TASK TO CARRY OUT
Your task is to copy the listing exactly, with the pictures left out.

SOURCE EXCERPT
########

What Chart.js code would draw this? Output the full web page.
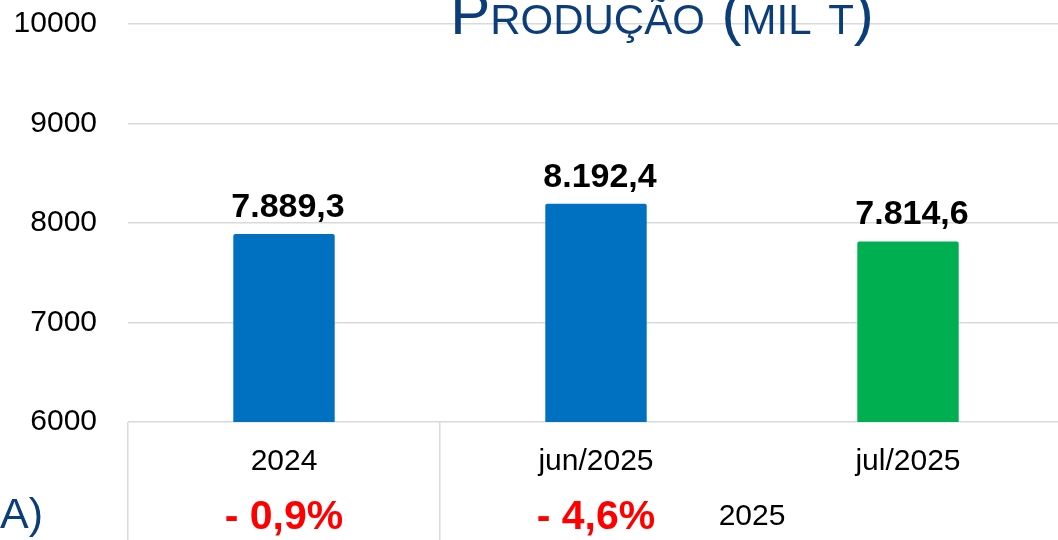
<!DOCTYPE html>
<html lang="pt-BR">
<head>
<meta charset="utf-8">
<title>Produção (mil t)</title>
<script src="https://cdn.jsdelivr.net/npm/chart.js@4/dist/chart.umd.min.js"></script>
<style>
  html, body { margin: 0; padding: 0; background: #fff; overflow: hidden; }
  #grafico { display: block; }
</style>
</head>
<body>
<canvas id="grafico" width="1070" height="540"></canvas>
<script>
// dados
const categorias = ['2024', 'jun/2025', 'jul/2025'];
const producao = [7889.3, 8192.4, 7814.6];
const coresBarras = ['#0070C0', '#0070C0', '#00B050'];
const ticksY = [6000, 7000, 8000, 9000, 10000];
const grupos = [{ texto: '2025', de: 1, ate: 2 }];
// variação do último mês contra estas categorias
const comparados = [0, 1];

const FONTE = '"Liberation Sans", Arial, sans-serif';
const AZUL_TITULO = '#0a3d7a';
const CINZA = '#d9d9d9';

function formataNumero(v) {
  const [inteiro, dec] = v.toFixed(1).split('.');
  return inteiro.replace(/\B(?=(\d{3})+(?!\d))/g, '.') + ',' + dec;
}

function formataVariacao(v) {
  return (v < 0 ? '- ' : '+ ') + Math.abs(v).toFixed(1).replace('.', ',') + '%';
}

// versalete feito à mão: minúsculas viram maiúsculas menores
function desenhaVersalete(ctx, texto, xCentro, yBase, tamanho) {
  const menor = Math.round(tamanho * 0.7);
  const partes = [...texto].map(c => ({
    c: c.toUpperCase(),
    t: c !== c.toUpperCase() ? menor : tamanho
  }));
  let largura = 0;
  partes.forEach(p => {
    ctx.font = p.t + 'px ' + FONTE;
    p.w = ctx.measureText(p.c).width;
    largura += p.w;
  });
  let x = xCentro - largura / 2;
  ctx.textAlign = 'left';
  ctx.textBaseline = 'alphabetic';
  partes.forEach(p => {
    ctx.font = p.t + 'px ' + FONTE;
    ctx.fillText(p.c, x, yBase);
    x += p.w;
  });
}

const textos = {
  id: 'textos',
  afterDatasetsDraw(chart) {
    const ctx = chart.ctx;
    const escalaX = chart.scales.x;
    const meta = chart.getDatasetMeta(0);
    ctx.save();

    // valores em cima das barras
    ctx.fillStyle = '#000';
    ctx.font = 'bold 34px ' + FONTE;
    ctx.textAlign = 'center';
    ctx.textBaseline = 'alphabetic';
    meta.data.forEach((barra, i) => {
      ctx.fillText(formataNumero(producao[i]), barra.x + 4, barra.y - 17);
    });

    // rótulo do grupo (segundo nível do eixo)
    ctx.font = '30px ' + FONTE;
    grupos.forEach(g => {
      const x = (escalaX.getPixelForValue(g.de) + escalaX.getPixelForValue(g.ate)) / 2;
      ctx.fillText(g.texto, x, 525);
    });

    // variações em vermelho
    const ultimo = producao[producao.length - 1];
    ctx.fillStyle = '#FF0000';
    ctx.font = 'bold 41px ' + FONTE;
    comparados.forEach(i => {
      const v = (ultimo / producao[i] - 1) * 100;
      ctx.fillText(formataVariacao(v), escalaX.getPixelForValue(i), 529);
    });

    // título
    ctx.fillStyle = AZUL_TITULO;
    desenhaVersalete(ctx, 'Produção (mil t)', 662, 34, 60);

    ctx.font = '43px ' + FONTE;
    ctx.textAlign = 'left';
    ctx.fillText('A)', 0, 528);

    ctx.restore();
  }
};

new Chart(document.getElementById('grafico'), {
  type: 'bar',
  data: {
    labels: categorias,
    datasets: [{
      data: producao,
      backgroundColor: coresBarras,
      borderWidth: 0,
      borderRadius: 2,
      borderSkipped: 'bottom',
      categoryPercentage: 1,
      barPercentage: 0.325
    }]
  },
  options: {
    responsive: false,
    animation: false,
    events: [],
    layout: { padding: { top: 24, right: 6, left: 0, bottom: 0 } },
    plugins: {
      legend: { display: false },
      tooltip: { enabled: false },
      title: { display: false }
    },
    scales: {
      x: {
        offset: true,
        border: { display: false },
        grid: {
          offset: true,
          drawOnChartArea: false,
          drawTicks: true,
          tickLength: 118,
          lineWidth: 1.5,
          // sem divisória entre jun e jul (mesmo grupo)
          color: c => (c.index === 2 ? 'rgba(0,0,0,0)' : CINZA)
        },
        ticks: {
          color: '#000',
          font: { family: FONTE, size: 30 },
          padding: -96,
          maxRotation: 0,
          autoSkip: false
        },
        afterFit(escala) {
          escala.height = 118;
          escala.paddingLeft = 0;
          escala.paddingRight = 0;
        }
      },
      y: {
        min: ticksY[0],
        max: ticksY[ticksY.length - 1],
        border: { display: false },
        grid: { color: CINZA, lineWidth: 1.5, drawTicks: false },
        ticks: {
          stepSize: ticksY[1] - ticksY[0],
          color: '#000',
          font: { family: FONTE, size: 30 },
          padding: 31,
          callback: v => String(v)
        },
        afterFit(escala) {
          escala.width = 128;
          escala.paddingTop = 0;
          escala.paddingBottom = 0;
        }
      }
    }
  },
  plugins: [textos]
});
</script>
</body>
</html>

########

TASK ANSWER
What Chart.js code would draw this? Output the full web page.
<!DOCTYPE html>
<html lang="pt-BR">
<head>
<meta charset="utf-8">
<title>Produção (mil t)</title>
<script src="https://cdn.jsdelivr.net/npm/chart.js@4/dist/chart.umd.min.js"></script>
<style>
  html, body { margin: 0; padding: 0; background: #fff; overflow: hidden; }
  #grafico { display: block; }
</style>
</head>
<body>
<canvas id="grafico" width="1070" height="540"></canvas>
<script>
// dados
const categorias = ['2024', 'jun/2025', 'jul/2025'];
const producao = [7889.3, 8192.4, 7814.6];
const coresBarras = ['#0070C0', '#0070C0', '#00B050'];
const ticksY = [6000, 7000, 8000, 9000, 10000];
const grupos = [{ texto: '2025', de: 1, ate: 2 }];
// variação do último mês contra estas categorias
const comparados = [0, 1];

const FONTE = '"Liberation Sans", Arial, sans-serif';
const AZUL_TITULO = '#0a3d7a';
const CINZA = '#d9d9d9';

function formataNumero(v) {
  const [inteiro, dec] = v.toFixed(1).split('.');
  return inteiro.replace(/\B(?=(\d{3})+(?!\d))/g, '.') + ',' + dec;
}

function formataVariacao(v) {
  return (v < 0 ? '- ' : '+ ') + Math.abs(v).toFixed(1).replace('.', ',') + '%';
}

// versalete feito à mão: minúsculas viram maiúsculas menores
function desenhaVersalete(ctx, texto, xCentro, yBase, tamanho) {
  const menor = Math.round(tamanho * 0.7);
  const partes = [...texto].map(c => ({
    c: c.toUpperCase(),
    t: c !== c.toUpperCase() ? menor : tamanho
  }));
  let largura = 0;
  partes.forEach(p => {
    ctx.font = p.t + 'px ' + FONTE;
    p.w = ctx.measureText(p.c).width;
    largura += p.w;
  });
  let x = xCentro - largura / 2;
  ctx.textAlign = 'left';
  ctx.textBaseline = 'alphabetic';
  partes.forEach(p => {
    ctx.font = p.t + 'px ' + FONTE;
    ctx.fillText(p.c, x, yBase);
    x += p.w;
  });
}

const textos = {
  id: 'textos',
  afterDatasetsDraw(chart) {
    const ctx = chart.ctx;
    const escalaX = chart.scales.x;
    const meta = chart.getDatasetMeta(0);
    ctx.save();

    // valores em cima das barras
    ctx.fillStyle = '#000';
    ctx.font = 'bold 34px ' + FONTE;
    ctx.textAlign = 'center';
    ctx.textBaseline = 'alphabetic';
    meta.data.forEach((barra, i) => {
      ctx.fillText(formataNumero(producao[i]), barra.x + 4, barra.y - 17);
    });

    // rótulo do grupo (segundo nível do eixo)
    ctx.font = '30px ' + FONTE;
    grupos.forEach(g => {
      const x = (escalaX.getPixelForValue(g.de) + escalaX.getPixelForValue(g.ate)) / 2;
      ctx.fillText(g.texto, x, 525);
    });

    // variações em vermelho
    const ultimo = producao[producao.length - 1];
    ctx.fillStyle = '#FF0000';
    ctx.font = 'bold 41px ' + FONTE;
    comparados.forEach(i => {
      const v = (ultimo / producao[i] - 1) * 100;
      ctx.fillText(formataVariacao(v), escalaX.getPixelForValue(i), 529);
    });

    // título
    ctx.fillStyle = AZUL_TITULO;
    desenhaVersalete(ctx, 'Produção (mil t)', 662, 34, 60);

    ctx.font = '43px ' + FONTE;
    ctx.textAlign = 'left';
    ctx.fillText('A)', 0, 528);

    ctx.restore();
  }
};

new Chart(document.getElementById('grafico'), {
  type: 'bar',
  data: {
    labels: categorias,
    datasets: [{
      data: producao,
      backgroundColor: coresBarras,
      borderWidth: 0,
      borderRadius: 2,
      borderSkipped: 'bottom',
      categoryPercentage: 1,
      barPercentage: 0.325
    }]
  },
  options: {
    responsive: false,
    animation: false,
    events: [],
    layout: { padding: { top: 24, right: 6, left: 0, bottom: 0 } },
    plugins: {
      legend: { display: false },
      tooltip: { enabled: false },
      title: { display: false }
    },
    scales: {
      x: {
        offset: true,
        border: { display: false },
        grid: {
          offset: true,
          drawOnChartArea: false,
          drawTicks: true,
          tickLength: 118,
          lineWidth: 1.5,
          // sem divisória entre jun e jul (mesmo grupo)
          color: c => (c.index === 2 ? 'rgba(0,0,0,0)' : CINZA)
        },
        ticks: {
          color: '#000',
          font: { family: FONTE, size: 30 },
          padding: -96,
          maxRotation: 0,
          autoSkip: false
        },
        afterFit(escala) {
          escala.height = 118;
          escala.paddingLeft = 0;
          escala.paddingRight = 0;
        }
      },
      y: {
        min: ticksY[0],
        max: ticksY[ticksY.length - 1],
        border: { display: false },
        grid: { color: CINZA, lineWidth: 1.5, drawTicks: false },
        ticks: {
          stepSize: ticksY[1] - ticksY[0],
          color: '#000',
          font: { family: FONTE, size: 30 },
          padding: 31,
          callback: v => String(v)
        },
        afterFit(escala) {
          escala.width = 128;
          escala.paddingTop = 0;
          escala.paddingBottom = 0;
        }
      }
    }
  },
  plugins: [textos]
});
</script>
</body>
</html>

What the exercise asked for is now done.